The bill , sponsored by Rep. Dan Pabon and Sen. John Kefalas, would require government entities to provide upon request public records in computer-readable formats such as spreadsheets that are more user-friendly to citizens. That's not always the case now with paper records on budget items or crime statistics that are difficult to sort through.

The House Finance Committee voted 7-6 along party lines to send the measure to the chamber's Appropriations Committee after stripping a provision, introduced by the GOP-led Senate, to incorporate the judiciary under the records act.

Monday's testimony pitted several government agencies against open records advocates including Secretary of State Wayne Williams.

Williams, whose office has led an effort to reach a compromise on the electronic records bill, insisted that the measure "does not change what people can obtain. It simply changes how they get it."

Opponents included representatives of the Colorado Department of Health Care Policy and Financing, which oversees Medicaid; the Denver Health and Hospital Authority, which operates Denver Health Medical Center; and the Department of Public Health and Environment.

They cited the potential for inadvertently releasing personal or medical information in releasing databases; the litigation risk that would pose; and a need in some cases to hire skilled information technology specialists to handle requests.

Supporters insisted protections provided by the Open Records Act and other statutes would prevent sensitive information disclosures. Under the bill, denials of electronic data can be made for other reasons, including a lack of technical know-how or the risk of disclosing copyright or proprietary information.

More than 15 states and the federal government allow citizens to obtain computerized data.

Some Colorado jurisdictions and agencies already do so.

The bill is inspired by an investigation into gender pay equity at Colorado State University by The Coloradoan newspaper. CSU refused to provide a computerized database of salaries, forcing journalists to create their own after inspecting nearly 5,000 employee salaries the university offered on paper.

Other state-funded educational institutions such as the University of Colorado sought guarantees that the bill wouldn't trigger the accidental release of confidential data such as student Social Security numbers.

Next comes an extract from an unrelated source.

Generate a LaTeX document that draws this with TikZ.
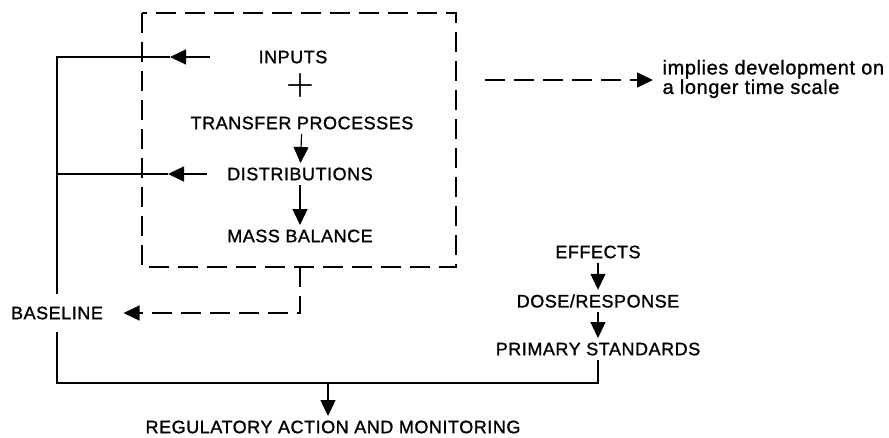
\documentclass[tikz,border=0pt]{standalone}
\usepackage{fontspec}
\newfontfamily\capsfont{Liberation Sans}[LetterSpace=3,FakeBold=1.2]
\newfontfamily\notefont{Liberation Sans}[LetterSpace=3,FakeBold=1]
\usetikzlibrary{arrows.meta}

\begin{document}
\begin{tikzpicture}[x=1pt,y=-1pt,line width=1.2pt]
              \tikzstyle{every node}+=[inner sep=0pt]
              \tikzstyle{tag}=[inner ysep=4pt,font=\capsfont\fontsize{18}{20}\selectfont]
              \tikzstyle{note}=[anchor=west,align=left,inner xsep=9pt,font=\notefont\fontsize{20}{19.5}\selectfont]
              \tikzstyle{arrowed}=[-{Triangle[length=16pt,width=15pt]}]
              \tikzstyle{dashline}=[dash pattern=on 20pt off 9pt]
              \useasboundingbox (0,0) rectangle (889,437);
              \node[font=\rmfamily\bfseries\fontsize{32}{32}\selectfont] (plus) at (300,86) {+};
              \node[tag] (inputs) at (293,57) {INPUTS};
              \node[tag] (transfer) at (302,123) {TRANSFER PROCESSES};
              \node[tag] (distrib) at (300,174) {DISTRIBUTIONS};
              \node[tag] (mass) at (300,236) {MASS BALANCE};
              \node[tag,inner xsep=20pt,inner ysep=12pt] (baseline) at (57,313) {BASELINE};
              \node[tag] (effects) at (598,252) {EFFECTS};
              \node[tag] (dose) at (598,301) {DOSE/RESPONSE};
              \node[tag] (primary) at (598,349) {PRIMARY STANDARDS};
              \node[tag] (regul) at (333,427) {REGULATORY ACTION AND MONITORING};
              \node[note] (implies) at (653,79) {implies development on\\a longer time scale};
              \draw [black,dashline] (142,13) rectangle (456,267);
              \coordinate (boxfoot) at (300,267);
              \coordinate (lefttop) at (57,57);
              \coordinate (leftmid) at (57,174);
              \coordinate (intip) at (170,57);
              \coordinate (inend) at (210,57);
              \coordinate (distip) at (168,174);
              \coordinate (disend) at (207,174);
              \coordinate (stdfoot) at (598,383);
              \coordinate (regtop) at (328,383);
              \coordinate (dashstart) at (485,80);
              % feedback to the left line
              \draw [black,arrowed] (inend) -- (intip);
              \draw [black] (intip) -- (lefttop) -- (baseline.north);
              \draw [black,arrowed] (disend) -- (distip);
              \draw [black] (distip) -- (leftmid);
              \draw [black] (baseline.south) |- (stdfoot) -- (primary.south);
              \draw [black,arrowed] (regtop) -- (regtop |- regul.north);
              % chains
              \draw [black,arrowed] (transfer) -- (distrib);
              \draw [black,arrowed] (distrib) -- (mass);
              \draw [black,arrowed] (effects) -- (dose);
              \draw [black,arrowed] (dose) -- (primary);
              \draw [black,dashline,arrowed] (boxfoot) |- (baseline.east);
              \draw [black,dashline,arrowed] (dashstart) -- (implies.west |- dashstart);
            \end{tikzpicture}
\end{document}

The Republican-controlled Senate previously added an amendment that Democrats said was tangential to the bill's purpose. The amendment called for the judicial branch to be subject to the records act — even though Colorado courts have ruled the judiciary isn't covered by the act. They have their own public records rules.

Republicans long have complained about judicial secrecy. They cite the secret costs to taxpayers to prosecute and defend Aurora theater shooter James Holmes, who was sentenced to life in prison for killing 12 people and wounding 70 others in a 2012 attack at a suburban Denver movie theater.